Thursday, May 15, 2008

... After The Next Election

Apparently John McCain is not as eager as some believe to distinguish himself from Bush. Speaking about the Iraq war,
“By January 2013, America has welcomed home most of the servicemen and women who have sacrificed terribly so that America might be secure in her freedom,’’ Mr. McCain said at the Columbus Convention Center. “The Iraq War has been won. Iraq is a functioning democracy, although still suffering from the lingering effects of decades of tyranny and centuries of sectarian tension. Violence still occurs, but it is spasmodic and much reduced.’’
So we'll see great progress... after the next election. Okay, and how will this be achieved?
“I don’t think it has anything to do with fantasy, I think it has everything to do with setting goals and achieving.’’
Yes, candidate McCain, but how will this be achieved? No answer? Okay, let's try another question....

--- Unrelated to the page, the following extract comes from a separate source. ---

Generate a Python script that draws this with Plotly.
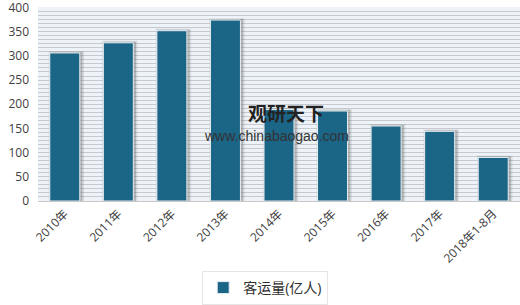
import plotly.graph_objects as go

categories = ["2010年", "2011年", "2012年", "2013年", "2014年", "2015年", "2016年", "2017年", "2018年1-8月"]
values = [306, 327, 352, 374, 189, 186, 155, 144, 90]
series_name = "客运量(亿人)"
y_ticks = [0, 50, 100, 150, 200, 250, 300, 350, 400]

font_family = "Open Sans, Noto Sans CJK SC, sans-serif"
bar_color = "#1b6587"

fig = go.Figure()
# soft shadow layers
fig.add_trace(go.Bar(x=categories, y=[v + 4 for v in values], width=0.66, offset=-0.30,
                     marker=dict(color="rgba(120,120,120,0.18)", line=dict(width=0)),
                     showlegend=False, hoverinfo="skip"))
fig.add_trace(go.Bar(x=categories, y=[v + 2 for v in values], width=0.60, offset=-0.27,
                     marker=dict(color="rgba(90,90,90,0.30)", line=dict(width=0)),
                     showlegend=False, hoverinfo="skip"))
fig.add_trace(go.Bar(x=categories, y=values, width=0.56, offset=-0.28, name=series_name,
                     marker=dict(color=bar_color, line=dict(color="#e8eef2", width=1))))

fig.update_layout(
    width=520, height=305,
    margin=dict(l=38, r=0, t=7, b=104, autoexpand=False),
    barmode="overlay",
    paper_bgcolor="white",
    plot_bgcolor="#edf3f8",
    font=dict(family=font_family, size=11, color="#404040"),
    showlegend=True,
    legend=dict(orientation="h", xref="container", yref="container", x=0.51, xanchor="center",
                y=-0.005, yanchor="bottom", itemwidth=30,
                bgcolor="white", bordercolor="#e6e6e6", borderwidth=1,
                font=dict(size=14, color="#303030")),
)
fig.add_annotation(text="<b>观研天下</b>", xref="paper", yref="paper", x=0.432, y=0.455,
                   xanchor="left", yanchor="middle", showarrow=False,
                   font=dict(size=19, color="#222222", family="Noto Sans CJK SC"))
fig.add_annotation(text="www.chinabaogao.com", xref="paper", yref="paper", x=0.34, y=0.335,
                   xanchor="left", yanchor="middle", showarrow=False,
                   font=dict(size=14, color="#333333", family="Liberation Sans"))

fig.update_xaxes(type="category", tickangle=-45, showgrid=False, ticks="", automargin=False,
                 tickfont=dict(size=12, color="#404040"), showline=True,
                 linecolor="#c8c8c8", linewidth=1)
fig.update_yaxes(range=[0, 401], tickvals=y_ticks, showgrid=True, gridcolor="#c6cace", gridwidth=1,
                 minor=dict(dtick=400 / 48, showgrid=True, gridcolor="#c6cace", gridwidth=1),
                 zeroline=False, ticks="", ticklabelstandoff=8, automargin=False,
                 ticklabeloverflow="allow",
                 tickfont=dict(size=12, color="#404040"))

fig.write_html("out.html")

If your "flowers and candy in 2013" scenario doesn't actually pan out, and things continue to be as bad as they are now, how long will you keep U.S. forces in Iraq? Oh... no answer to that question, either. Wait a minute - isn't your giving a timetable something that can be taken by the enemy as a sign of surrender and a date they need only await? This is different, you say? Because you'll stay in Iraq until the job is done, even if it takes more than four-and-a-half years? But you still won't tell us how long?

Well, if you can't give us specifics, can you at least share a few more of your pipe dreams? You can? Great.
In Afghanistan, he said, an increase in actionable intelligence will have led to the capture or death of Osama bin Laden.....
And you're basing this assertion on... oh yes, sorry, I forgot. Pipe dreams. Got more?
On domestic policy, Mr. McCain projected that the United States will have experienced several years of “robust economic growth;’’ a reduction in the corporate tax rate; and the beginning of a phase out of the alternative minimum tax.
Because moon fairies will come down to the Earth and sprinkle the economy with magic fairy dust, and...

Oh, sorry. As you said, this has nothing to do with fantasy. How could I have forgotten. We're to assume that you have a rock-solid plan to get us out of the war in Vietnam, er, Iraq, fix the economy, and all that. But it's a secret.